> [GIVEN INFORMATION]
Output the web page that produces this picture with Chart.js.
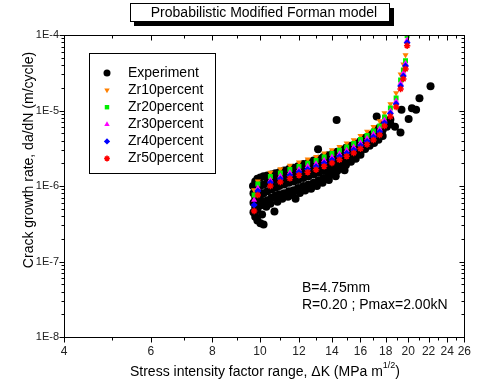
<!DOCTYPE html>
<html>
<head>
<meta charset="utf-8">
<script src="https://cdn.jsdelivr.net/npm/chart.js@4.4.1/dist/chart.umd.min.js"></script>
<style>
  html, body { margin: 0; padding: 0; background: #fff; }
  #wrap { width: 478px; height: 385px; position: relative; }
</style>
</head>
<body>
<div id="wrap"><canvas id="myChart"></canvas></div>
<script>
// stress intensity factor range (MPa m^1/2) shared by the model curves
const kModel = [9.73, 9.9, 10.5, 11, 11.5, 12, 12.5, 13, 13.5, 14, 14.5, 15, 15.5, 16, 16.5, 17, 17.5, 17.9, 18.4, 18.9, 19.3, 19.55, 19.75, 19.9];
const zr10 = [8.85e-7, 1.16e-6, 1.51e-6, 1.68e-6, 1.87e-6, 2.06e-6, 2.26e-6, 2.44e-6, 2.71e-6, 3.0e-6, 3.32e-6, 3.68e-6, 4.07e-6, 4.64e-6, 5.27e-6, 6.10e-6, 7.26e-6, 9.27e-6, 1.22e-5, 1.70e-5, 3.02e-5, 4.09e-5, 5.43e-5, null];
const zr20 = [7.60e-7, 1.06e-6, 1.34e-6, 1.49e-6, 1.65e-6, 1.82e-6, 2.00e-6, 2.18e-6, 2.42e-6, 2.70e-6, 2.97e-6, 3.29e-6, 3.66e-6, 4.13e-6, 4.67e-6, 5.35e-6, 6.23e-6, 8.20e-6, 1.08e-5, 1.46e-5, 2.54e-5, 3.44e-5, 4.57e-5, 9.8e-5];
const zr30 = [6.53e-7, 9.41e-7, 1.20e-6, 1.36e-6, 1.51e-6, 1.66e-6, 1.82e-6, 1.97e-6, 2.19e-6, 2.42e-6, 2.68e-6, 2.97e-6, 3.29e-6, 3.75e-6, 4.26e-6, 4.88e-6, 5.69e-6, 7.48e-6, 9.85e-6, 1.34e-5, 2.31e-5, 3.14e-5, 4.19e-5, 8.59e-5];
const zr40 = [5.60e-7, 8.59e-7, 1.10e-6, 1.24e-6, 1.38e-6, 1.52e-6, 1.66e-6, 1.80e-6, 2.00e-6, 2.21e-6, 2.44e-6, 2.71e-6, 3.00e-6, 3.42e-6, 3.89e-6, 4.46e-6, 5.19e-6, 6.83e-6, 9.13e-6, 1.22e-5, 2.11e-5, 2.86e-5, 3.89e-5, 7.91e-5];
const zr50 = [4.67e-7, 7.60e-7, 1.00e-6, 1.13e-6, 1.26e-6, 1.39e-6, 1.52e-6, 1.64e-6, 1.82e-6, 2.02e-6, 2.23e-6, 2.47e-6, 2.74e-6, 3.12e-6, 3.55e-6, 4.07e-6, 4.74e-6, 6.23e-6, 8.33e-6, 1.11e-5, 1.93e-5, 2.61e-5, 3.55e-5, 7.22e-5];

// measured points [dK, da/dN]
const experiment = [
  [9.68, 1.0e-6], [9.70, 8.0e-7], [9.70, 6.0e-7], [9.70, 4.5e-7],
  [9.78, 1.15e-6], [9.78, 7.0e-7], [9.78, 5.2e-7], [9.78, 3.9e-7],
  [9.88, 1.25e-6], [9.88, 9.0e-7], [9.88, 6.5e-7], [9.88, 4.8e-7], [9.88, 3.5e-7],
  [10.02, 1.3e-6], [10.02, 1.0e-6], [10.02, 7.5e-7], [10.02, 5.5e-7], [10.02, 3.2e-7], [10.1, 4.2e-7],
  [10.17, 1.35e-6], [10.17, 1.05e-6], [10.17, 8.0e-7], [10.17, 6.2e-7], [10.17, 3.1e-7],
  [10.35, 1.38e-6], [10.35, 1.1e-6], [10.35, 8.5e-7], [10.35, 6.5e-7], [10.3, 5.3e-7],
  [10.55, 1.42e-6], [10.55, 1.15e-6], [10.55, 9.0e-7], [10.55, 7.0e-7], [10.5, 5.8e-7],
  [10.70, 4.6e-7],
  [10.75, 1.48e-6], [10.75, 1.2e-6], [10.75, 9.5e-7], [10.75, 7.4e-7], [10.85, 6.2e-7],
  [10.95, 1.52e-6], [10.95, 1.25e-6], [10.95, 1.0e-6], [10.95, 7.8e-7],
  [11.2, 1.6e-6], [11.2, 1.3e-6], [11.2, 1.05e-6], [11.2, 8.0e-7], [11.1, 6.8e-7],
  [11.45, 1.68e-6], [11.45, 1.35e-6], [11.45, 1.1e-6], [11.45, 8.5e-7], [11.4, 7.2e-7],
  [11.7, 1.75e-6], [11.7, 1.42e-6], [11.7, 1.15e-6], [11.7, 8.8e-7], [11.65, 7.6e-7],
  [11.81, 6.8e-7],
  [11.95, 1.83e-6], [11.95, 1.5e-6], [11.95, 1.2e-6], [11.95, 9.4e-7], [12.05, 8.1e-7],
  [12.25, 1.95e-6], [12.25, 1.58e-6], [12.25, 1.28e-6], [12.25, 1.0e-6], [12.35, 8.7e-7],
  [12.55, 2.05e-6], [12.55, 1.68e-6], [12.55, 1.35e-6], [12.55, 1.05e-6], [12.7, 9.2e-7],
  [12.85, 2.18e-6], [12.85, 1.78e-6], [12.85, 1.42e-6], [12.85, 1.1e-6],
  [13.12, 3.06e-6],
  [13.15, 2.3e-6], [13.15, 1.88e-6], [13.15, 1.5e-6], [13.15, 1.18e-6], [13.05, 1.0e-6],
  [13.45, 2.42e-6], [13.45, 2.0e-6], [13.45, 1.6e-6], [13.45, 1.28e-6], [13.4, 1.1e-6],
  [13.75, 2.55e-6], [13.75, 2.1e-6], [13.75, 1.7e-6], [13.75, 1.38e-6], [13.8, 1.2e-6],
  [14.05, 2.7e-6], [14.05, 2.25e-6], [14.05, 1.8e-6], [14.05, 1.48e-6],
  [14.31, 7.5e-6],
  [14.35, 2.85e-6], [14.35, 2.35e-6], [14.35, 1.95e-6], [14.35, 1.58e-6], [14.25, 1.35e-6],
  [14.65, 3.0e-6], [14.65, 2.5e-6], [14.65, 2.05e-6], [14.65, 1.72e-6],
  [14.95, 3.2e-6], [14.95, 2.65e-6], [14.95, 2.2e-6], [14.95, 1.9e-6], [14.85, 1.62e-6],
  [15.3, 3.4e-6], [15.3, 2.85e-6], [15.3, 2.4e-6], [15.3, 2.1e-6],
  [15.65, 3.65e-6], [15.65, 3.05e-6], [15.65, 2.6e-6], [15.65, 2.3e-6],
  [16.0, 3.95e-6], [16.0, 3.3e-6], [16.0, 2.85e-6], [16.0, 2.6e-6],
  [16.35, 4.35e-6], [16.35, 3.65e-6], [16.35, 3.1e-6],
  [16.7, 4.75e-6], [16.7, 4.0e-6], [16.7, 3.4e-6],
  [17.05, 5.2e-6], [17.05, 4.4e-6], [17.05, 3.7e-6],
  [17.26, 8.3e-6],
  [17.4, 5.8e-6], [17.4, 4.9e-6], [17.4, 4.1e-6],
  [17.75, 6.5e-6], [17.75, 5.5e-6], [17.75, 4.6e-6],
  [18.1, 7.2e-6], [18.1, 6.1e-6],
  [18.4, 7.6e-6], [18.4, 6.6e-6],
  [18.8, 6.1e-6], [19.29, 5.1e-6], [19.38, 1.02e-5], [20.04, 7.7e-6],
  [20.35, 1.07e-5], [20.75, 1.02e-5], [21.08, 1.45e-5], [22.2, 2.1e-5]
];

const seriesNames = ['Experiment', 'Zr10percent', 'Zr20percent', 'Zr30percent', 'Zr40percent', 'Zr50percent'];
const xTicks = [4, 6, 8, 10, 12, 14, 16, 18, 20, 22, 24, 26];
const yTicks = [1e-8, 1e-7, 1e-6, 1e-5, 1e-4];

const FONT = '"Liberation Sans", Arial, sans-serif';

function modelSet(label, values, style, color, order, extra) {
  return Object.assign({
    label: label,
    data: kModel.map((k, i) => ({ x: k, y: values[i] })),
    pointStyle: style,
    pointRadius: 3.5,
    backgroundColor: color,
    borderColor: color,
    borderWidth: 0,
    order: order
  }, extra || {});
}

const datasets = [
  {
    label: seriesNames[0],
    data: experiment.map(p => ({ x: p[0], y: p[1] })),
    pointStyle: 'circle',
    pointRadius: 4,
    backgroundColor: '#000',
    borderColor: '#000',
    borderWidth: 0,
    order: 6
  },
  modelSet(seriesNames[1], zr10, 'triangle', '#FF8000', 5, { rotation: 180 }),
  modelSet(seriesNames[2], zr20, 'rect', '#00EE00', 4),
  modelSet(seriesNames[3], zr30, 'triangle', '#FF00FF', 3),
  modelSet(seriesNames[4], zr40, 'rectRot', '#0000FF', 2),
  modelSet(seriesNames[5], zr50, 'star', '#FF0000', 1, { borderWidth: 1.5, pointRadius: 3.2 })
];

// frame, minor ticks, titles, legend box and notes
const decorations = {
  id: 'decorations',
  afterDraw(chart) {
    const ctx = chart.ctx, a = chart.chartArea;
    const xs = chart.scales.x, ys = chart.scales.y;
    const line = (x1, y1, x2, y2) => { ctx.beginPath(); ctx.moveTo(x1, y1); ctx.lineTo(x2, y2); ctx.stroke(); };
    ctx.save();
    ctx.strokeStyle = '#000';
    ctx.lineWidth = 1;
    const L = Math.round(a.left) + 0.5, R = Math.round(a.right) + 0.5;
    const T = Math.round(a.top) + 0.5, B = Math.round(a.bottom) + 0.5;
    ctx.strokeRect(L, T, R - L, B - T);

    for (let v = 4; v <= 26; v++) {
      const px = Math.round(xs.getPixelForValue(v)) + 0.5;
      const len = v % 2 === 0 ? 5 : 3;
      line(px, B, px, B + len);
      line(px, T, px, T + len);
    }
    for (let d = -8; d <= -4; d++) {
      for (let m = 1; m <= 9; m++) {
        if (d === -4 && m > 1) break;
        const py = Math.round(ys.getPixelForValue(m * Math.pow(10, d))) + 0.5;
        const len = m === 1 ? 5 : 3;
        line(L - len, py, L, py);
        line(R - len, py, R, py);
      }
    }

    // title box with shadow
    ctx.fillStyle = '#000';
    ctx.fillRect(134, 8, 260, 18);
    ctx.fillStyle = '#fff';
    ctx.fillRect(130, 3, 260, 18);
    ctx.strokeRect(130.5, 3.5, 259, 18);
    ctx.fillStyle = '#000';
    ctx.font = '14px ' + FONT;
    ctx.textAlign = 'center';
    ctx.textBaseline = 'middle';
    ctx.fillText('Probabilistic Modified Forman model', 264, 13);

    // axis titles
    ctx.save();
    ctx.translate(29, 160);
    ctx.rotate(-Math.PI / 2);
    ctx.fillText('Crack growth rate, da/dN (m/cycle)', 0, 0);
    ctx.restore();

    const main = 'Stress intensity factor range, \u0394K (MPa m';
    ctx.textAlign = 'left';
    ctx.textBaseline = 'alphabetic';
    ctx.font = '14px ' + FONT;
    const wm = ctx.measureText(main).width, wt = ctx.measureText(')').width;
    ctx.font = '9px ' + FONT;
    const ws = ctx.measureText('1/2').width;
    let x0 = 265 - (wm + ws + wt) / 2;
    ctx.font = '14px ' + FONT;
    ctx.fillText(main, x0, 376);
    ctx.font = '9px ' + FONT;
    ctx.fillText('1/2', x0 + wm, 368);
    ctx.font = '14px ' + FONT;
    ctx.fillText(')', x0 + wm + ws, 376);

    // legend
    ctx.strokeRect(89.5, 53.5, 126, 120);
    ctx.textBaseline = 'middle';
    chart.data.datasets.forEach((ds, i) => {
      const y = 73 + i * 17.1;
      ctx.save();
      ctx.fillStyle = ds.backgroundColor;
      ctx.strokeStyle = ds.borderColor;
      ctx.lineWidth = ds.borderWidth || 0.01;
      const r = i === 0 ? 3.5 : ds.pointRadius * 0.9;
      Chart.helpers.drawPoint(ctx, { pointStyle: ds.pointStyle, radius: r, rotation: ds.rotation || 0, borderWidth: ds.borderWidth }, 107, y);
      ctx.restore();
      ctx.fillStyle = '#000';
      ctx.font = '14px ' + FONT;
      ctx.fillText(ds.label, 128, y);
    });

    // specimen notes
    ctx.fillText('B=4.75mm', 302, 288);
    ctx.fillText('R=0.20 ; Pmax=2.00kN', 302, 305);
    ctx.restore();
  }
};

document.addEventListener('DOMContentLoaded', function() {
  const ctx = document.getElementById('myChart').getContext('2d');
  new Chart(ctx, {
    type: 'scatter',
    plugins: [decorations],
    data: { datasets: datasets },
    options: {
      responsive: true,
      maintainAspectRatio: false,
      animation: false,
      layout: { padding: { top: 35, right: 6, left: 0, bottom: 0 } },
      plugins: { legend: { display: false }, tooltip: { enabled: false } },
      scales: {
        x: {
          type: 'logarithmic',
          min: 4,
          max: 26,
          afterBuildTicks: s => { s.ticks = xTicks.map(v => ({ value: v })); },
          afterFit: s => { s.height = 48; },
          grid: { display: false, drawTicks: false },
          border: { display: false },
          ticks: {
            autoSkip: false,
            maxRotation: 0,
            padding: 7,
            color: '#222',
            font: { family: FONT, size: 12 },
            callback: v => String(v)
          }
        },
        y: {
          type: 'logarithmic',
          min: 1e-8,
          max: 1e-4,
          afterBuildTicks: s => { s.ticks = yTicks.map(v => ({ value: v })); },
          afterFit: s => { s.width = 64; },
          grid: { display: false, drawTicks: false },
          border: { display: false },
          ticks: {
            autoSkip: false,
            padding: 5,
            color: '#222',
            font: { family: FONT, size: 11 },
            callback: v => '1E' + Math.round(Math.log10(v))
          }
        }
      }
    }
  });
});
</script>
</body>
</html>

> [THE PROBLEM] Look for the word "with" and return every line where it occurs.

> [RESULT]
Output the web page that produces this picture with Chart.js.
    // title box with shadow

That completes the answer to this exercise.